SOMBA K'E/YELLOWKNIFE - Government officials and health care professionals have found that the prompt immunization campaign cut short the progress of the H1N1 outbreak in the territory, according to Wanda White, manager of the health protection unit and public health nurse.

NNSL photo/graphic

Amy Lea gets ready to receive a seasonal flu shot from Laurie Parton, manager of Public Health, at the Jan Stirling Building late last year. - NNSL file photo

A year ago last spring, the territory, as with the rest of the country, experienced its first wave of the H1N1 flu virus. By last fall, the NWT was "badly hit" by the disease's second wave, said White. But she added the outbreak was cut short by what is believed to be the largest immunization campaign in the history of this country. Some 62 per cent of the territory's residents were immunized against H1N1, the second highest level in the country, behind only Newfoundland and Labrador.

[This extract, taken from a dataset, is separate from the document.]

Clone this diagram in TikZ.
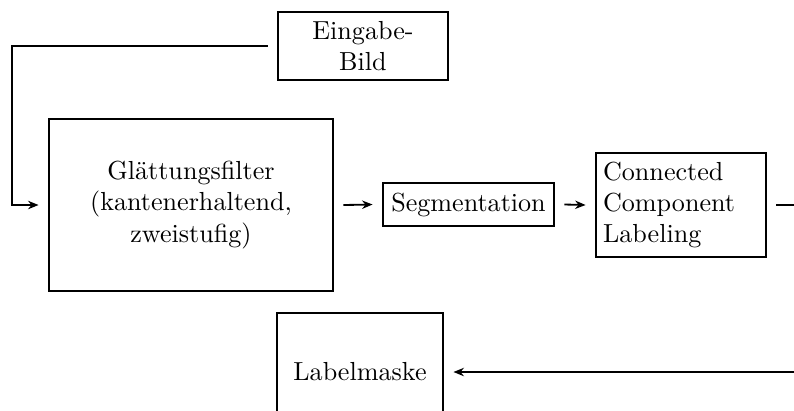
\documentclass[tikz,border=0pt]{standalone}
\usetikzlibrary{arrows.meta,calc}

\tikzset{
  block/.style={draw, line width=0.7pt, inner sep=0pt, outer sep=4pt, align=center},
  flow/.style={line width=0.7pt, -{Stealth[length=4pt,width=3.2pt]}},
  plain/.style={line width=0.7pt}
}

\begin{document}
\begin{tikzpicture}[x=0.3831pt, y=-0.3831pt]
  \useasboundingbox (0,0) rectangle (794,410);

  % processing blocks
  \node[block, minimum width=65.1pt, minimum height=26.1pt] (eb) at (363,46)
    {Eingabe-\\Bild};
  \node[block, minimum width=108.8pt, minimum height=65.9pt] (gf) at (191,205)
    {Glättungsfilter\\(kantenerhaltend,\\zweistufig)};
  \node[block, minimum width=65.5pt, minimum height=16.5pt] (seg) at (468.5,204.5)
    {Segmentation};
  \node[block, minimum width=65.1pt, minimum height=39.8pt, align=left,
        text width=59.7pt] (ccl) at (681,205)
    {Connected\\Component\\Labeling};
  \node[block, minimum width=63.6pt, minimum height=45.2pt] (lm) at (360,372)
    {Labelmaske};

  % connectors
  \coordinate (corner) at (12,46);
  \coordinate (outright) at (830,205);
  \draw[flow] (eb.west) -- (eb.west -| corner) |- (gf.west);
  \draw[flow] (gf.east) -- (seg.west);
  \draw[flow] (seg.east) -- (ccl.west);
  \draw[flow] (ccl.east) -- (outright) |- (lm.east);
\end{tikzpicture}
\end{document}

"We think it would have been fairly bad" had people not been immunized, White said. "Our activity was picking up just as we got the vaccine. As soon as we started to administer the vaccine, the cases went down. Within a week, we saw a big difference in the number of cases."

White made the comments during National Immunization Awareness Week, which runs from April 24 to May 1 this year. She added she has seen immunization saving lives, this year's awareness week theme.

"Vaccines are necessary across your lifetime. It doesn't matter if you're nine months old or 90-years-old, you may need a vaccine," she said.

In generations past, children died from vaccine-preventable diseases such as measles, meningitis and diphtheria, said White, a fact rarely seen today in developed countries. But young people today don't see the effects of those disease, she added, except when an un-immunized child dies from meningitis, for instance. In those cases, the worry and concern increase among the public, she said.

"I think people realize to a degree but I think we are a victim of our own success," she said.

At 86 per cent, the NWT's immunization coverage rate for infants to seven-year-old children is higher than Canada's at 72 per cent.

Statistics are typically compiled for children when they are vaccinated against about a dozen diseases as part of large-scale vaccination programs - but figures are not kept for adults, whose vaccinations are voluntary.

White said children's vaccination rates are high in the territory "because we have a strong public health system that certainly gets the information out there about immunization. And we certainly have a lot of support from the aboriginal leadership and from others to support immunization programs."